No, I don’t have a thing for bearded guys. It’s just that when you work in business journalism like I do, you get a lot of public relations folks pitching story ideas to you, promising their client’s swell new widget is “unique.”

And that immediately takes me back to sitting in a classroom in Holman Hall, listening to Dr. Cole remind me and my classmates that “nothing is unique but my lovemaking.”

I’ll have to take Dr. Cole’s word on that, but it’s those lessons, including many that don’t involve libidinal actions that stay with me 13 years after I graduated, 13 years after I started getting paid every two weeks to write.

I started college with a vague idea that I’d pursue journalism as a career. I took to reading and writing early in life and liked it, and I’ve been a news junkie for as long as I can remember. That must have been the result of having the Watergate hearings interrupt my regular viewings of “Sesame Street.”

But journalism wasn’t a sure thing for me. Some reporters grow up with ink in their veins, dreaming of the day they’ll be grilling the president in front of a national audience. The glamour of that image had its charms, but I’m a shy fellow and I didn’t think I had the iron stomach nor the iron hairdo for that kind of work.
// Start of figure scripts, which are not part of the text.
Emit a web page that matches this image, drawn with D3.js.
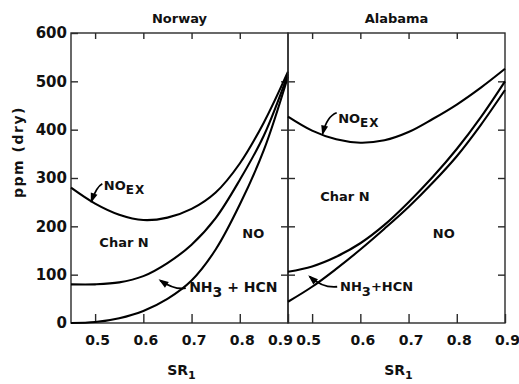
<!DOCTYPE html>
<html>
<head>
<meta charset="utf-8">
<script src="https://cdn.jsdelivr.net/npm/d3@7"></script>
<style>
  html, body { margin: 0; padding: 0; background: #fff; }
  svg text { font-family: "DejaVu Sans", sans-serif; font-weight: bold; fill: #111; }
</style>
</head>
<body>
<svg id="chart" width="519" height="384"></svg>
<script>
// Stoichiometric ratio grid shared by both panels
const sr = [0.45, 0.50, 0.55, 0.60, 0.65, 0.70, 0.75, 0.80, 0.85, 0.90];

// Norway coal, ppm (dry)
const norwayNOex  = [280, 247, 224, 213, 218, 236, 270, 330, 415, 520];
const norwayCharN = [80, 80, 84, 97, 124, 162, 217, 296, 388, 515];
const norwayNH3   = [0, 2, 10, 25, 50, 88, 152, 245, 358, 510];

// Alabama coal, ppm (dry)
const alabamaNOex  = [427, 398, 380, 373, 378, 395, 422, 452, 487, 526];
const alabamaCharN = [106, 117, 137, 165, 203, 250, 302, 360, 426, 500];
const alabamaNH3   = [44, 75, 112, 152, 195, 240, 290, 345, 410, 482];

const panelTitles = ["Norway", "Alabama"];
const xTicks = [0.5, 0.6, 0.7, 0.8, 0.9];
const yTicks = [0, 100, 200, 300, 400, 500, 600];
const xTitle = "SR";
const xTitleSub = "1";
const yTitle = "ppm (dry)";

(function draw() {
  const svg = d3.select("#chart");
  const plotTop = 33, plotBottom = 323;
  const panelLeft = [71, 288];
  const panelRight = [288, 505];

  const y = d3.scaleLinear().domain([0, 600]).range([plotBottom, plotTop]);

  const panels = [
    { title: panelTitles[0], curves: [norwayNOex, norwayCharN, norwayNH3] },
    { title: panelTitles[1], curves: [alabamaNOex, alabamaCharN, alabamaNH3] }
  ];

  const axisColor = "#2a2a2a";

  panels.forEach((p, i) => {
    const x = d3.scaleLinear().domain([0.45, 0.9]).range([panelLeft[i], panelRight[i]]);
    p.x = x;
    const g = svg.append("g");

    // frame
    g.append("rect")
      .attr("x", x(0.45)).attr("y", y(600))
      .attr("width", x(0.9) - x(0.45)).attr("height", y(0) - y(600))
      .attr("fill", "none").attr("stroke", axisColor).attr("stroke-width", 1.4);

    // bottom axis: inward ticks with labels; the shared 0.9 / 0.5 pair is pushed apart
    const bx = g.append("g").attr("transform", `translate(0,${plotBottom})`)
      .call(d3.axisBottom(x).tickValues(xTicks).tickSize(-9).tickPadding(12)
        .tickFormat(d3.format(".1f")));
    bx.select(".domain").remove();
    bx.selectAll(".tick line").attr("stroke", axisColor).attr("stroke-width", 1.4);
    bx.selectAll(".tick text").attr("font-size", 14).attr("font-family", "DejaVu Sans")
      .attr("font-weight", "bold").attr("fill", "#111")
      .attr("dx", d => (i === 0 && d === 0.9) ? -8 : (i === 1 && d === 0.5) ? -4 : 2);

    // top axis: inward ticks only
    const tx = g.append("g").attr("transform", `translate(0,${plotTop})`)
      .call(d3.axisTop(x).tickValues(xTicks.slice(0, 4)).tickSize(-6).tickFormat(""));
    tx.select(".domain").remove();
    tx.selectAll(".tick line").attr("stroke", axisColor).attr("stroke-width", 1.4);

    // left side ticks (labels only on the first panel)
    const ly = g.append("g").attr("transform", `translate(${x(0.45)},0)`)
      .call(d3.axisLeft(y).tickValues(yTicks.slice(1, i === 0 ? 7 : 6)).tickSize(-7).tickPadding(4)
        .tickFormat(i === 0 ? d3.format("d") : ""));
    ly.select(".domain").remove();
    ly.selectAll(".tick line").attr("stroke", axisColor).attr("stroke-width", 1.4);
    ly.selectAll(".tick text").attr("font-size", 15).attr("font-family", "DejaVu Sans")
      .attr("font-weight", "bold").attr("fill", "#111");
    if (i === 0) {
      // the zero label sits on the bottom axis without its own tick
      ly.append("text").attr("x", -4).attr("y", y(0)).attr("dy", "0.32em")
        .attr("text-anchor", "end").attr("font-size", 15).text(d3.format("d")(yTicks[0]));
    }

    // right side ticks
    const ry = g.append("g").attr("transform", `translate(${x(0.9)},0)`)
      .call(d3.axisRight(y).tickValues(yTicks.slice(1, 6)).tickSize(-7).tickFormat(""));
    ry.select(".domain").remove();
    ry.selectAll(".tick line").attr("stroke", axisColor).attr("stroke-width", 1.4);

    // curves
    const line = d3.line().x((d, k) => x(sr[k])).y(d => y(d)).curve(d3.curveCatmullRom.alpha(0.5));
    p.curves.forEach(c => {
      g.append("path").attr("d", line(c))
        .attr("fill", "none").attr("stroke", "#000").attr("stroke-width", 2.1);
    });

    // panel title
    g.append("text").attr("x", (x(0.45) + x(0.9)) / 2).attr("y", 23)
      .attr("text-anchor", "middle").attr("font-size", 13).text(p.title);

    // axis title SR1
    const t = g.append("text").attr("x", (x(0.45) + x(0.9)) / 2 + 2).attr("y", 375)
      .attr("text-anchor", "middle").attr("font-size", 14);
    t.append("tspan").text(xTitle);
    t.append("tspan").attr("dy", 4).attr("font-size", 11).text(xTitleSub);
  });

  // y axis title
  svg.append("text")
    .attr("transform", `translate(23,152) rotate(-90)`)
    .attr("text-anchor", "middle").attr("font-size", 14).attr("letter-spacing", 1.5)
    .text(yTitle);

  // region labels, positioned in data coordinates
  const labels = [
    { panel: 0, kind: "noex", at: [0.518, 275] },
    { panel: 0, kind: "char", at: [0.56, 158] },
    { panel: 0, kind: "no", at: [0.828, 176] },
    { panel: 0, kind: "nh3", at: [0.695, 64], wide: true },
    { panel: 1, kind: "noex", at: [0.554, 413] },
    { panel: 1, kind: "char", at: [0.568, 253] },
    { panel: 1, kind: "no", at: [0.773, 176] },
    { panel: 1, kind: "nh3", at: [0.558, 66], wide: false }
  ];

  labels.forEach(l => {
    const x = panels[l.panel].x;
    const px = x(l.at[0]), py = y(l.at[1]);
    const t = svg.append("text").attr("x", px).attr("y", py).attr("font-size", 13);
    if (l.kind === "noex") {
      t.append("tspan").text("NO");
      t.append("tspan").attr("dy", 4).attr("font-size", 12).attr("letter-spacing", 1).text("EX");
    } else if (l.kind === "nh3") {
      t.attr("font-size", l.wide ? 14 : 13);
      t.append("tspan").text("NH");
      t.append("tspan").attr("dy", 5).text("3");
      t.append("tspan").attr("dy", -5).text(l.wide ? " + HCN" : "+HCN");
    } else {
      t.attr("text-anchor", "middle").text(l.kind === "char" ? "Char N" : "NO");
    }
  });

  // annotation arrows: [tail, control, head] in data coordinates
  const arrows = [
    { panel: 0, pts: [[0.515, 288], [0.503, 282], [0.4925, 252]] },
    { panel: 1, pts: [[0.551, 435], [0.531, 428], [0.522, 392]] },
    { panel: 0, pts: [[0.688, 72], [0.665, 68], [0.635, 88]] },
    { panel: 1, pts: [[0.552, 75], [0.522, 72], [0.495, 96]] }
  ];

  arrows.forEach(a => {
    const x = panels[a.panel].x;
    const [p0, p1, p2] = a.pts.map(d => [x(d[0]), y(d[1])]);
    svg.append("path")
      .attr("d", `M${p0[0]},${p0[1]} Q${p1[0]},${p1[1]} ${p2[0]},${p2[1]}`)
      .attr("fill", "none").attr("stroke", "#000").attr("stroke-width", 1.8);
    const ang = Math.atan2(p2[1] - p1[1], p2[0] - p1[0]);
    const len = 8, wid = 3.5;
    const bx = p2[0] - len * Math.cos(ang), by = p2[1] - len * Math.sin(ang);
    const nx = -Math.sin(ang) * wid, ny = Math.cos(ang) * wid;
    const tipX = p2[0] + 2 * Math.cos(ang), tipY = p2[1] + 2 * Math.sin(ang);
    svg.append("path")
      .attr("d", `M${tipX},${tipY} L${bx + nx},${by + ny} L${bx - nx},${by - ny} Z`)
      .attr("fill", "#000");
  });
})();
</script>
</body>
</html>
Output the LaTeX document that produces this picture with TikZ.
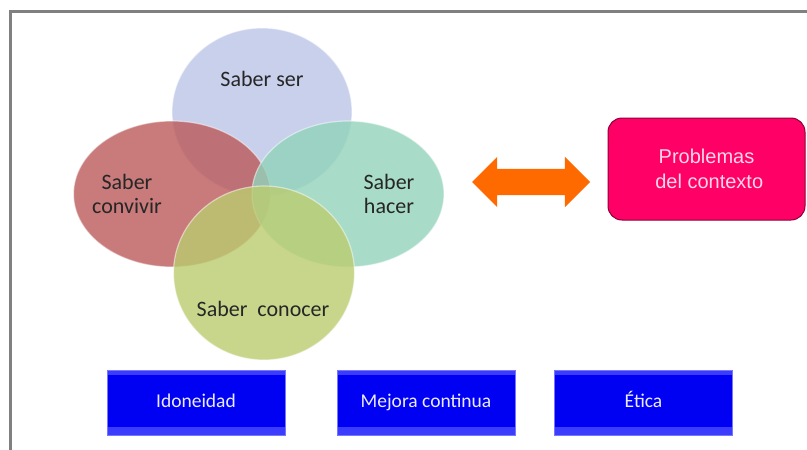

Then I took Introduction to Journalism with Dr. Cole. He didn’t do anything for my hair, but he was such a living embodiment of the enthusiasm you need to go into this field that it was hard not to get excited by the possibilities.

In a profession where a certain world-weary jadedness beyond your years can look like a job requirement, Dr. Cole wasn’t ashamed to be excited by the chance to right wrongs just by the simple act of asking a lot of questions and typing up what you learned. He could be ruthlessly skeptical, like any good reporter, but he never became cynical.

And he was fun. You could tell he enjoyed what he was doing. How on earth he managed to slog through 20 or so reports each week on the picayune doings of the student government or the Lower Makefield town council is a mystery to me.

But he did it, and he’d come to class and slap the reports onto a complicated overhead projector that looked like it doubled as a radar station, praising tightly written stories and highlighting clever turns of phrase, and employing the ruthlessness of any good copy editor in pointing out questions left unasked, or the copy that needed a few more predicates just to rise to

the level of “turgid.”

Above all, Dr. Cole’s classes were fun. Academic journalism sometimes has a tendency to wander through the clouds, where deadlines don’t exist and sources are always available and helpful. Dr. Cole knew this wasn’t so and didn’t spend inordinate amounts of time laboring in the world of theory. He looked at real situations and spoke with the unapologetic vulgarities you’d expect in a real newsroom.

Journalism is not an easy profession. You’re not going to get rich doing it, and we’re often in a three-way battle with used-car salesmen and politicians for public esteem. Our mistakes go in black-and-white for all the world to see, and our triumphs are tomorrow’s birdcage linings. I’ve known many capable reporters who found themselves burned out and left the profession.

But for those of us who are sticking it out, there’s a fun in journalism that’s difficult to imagine in any other field. It’s the fun of indulging our natural nosiness and learning a little about all sorts of people. Dr. Cole helped point me toward the enjoyment of this profession, and for that I’ll always be grateful.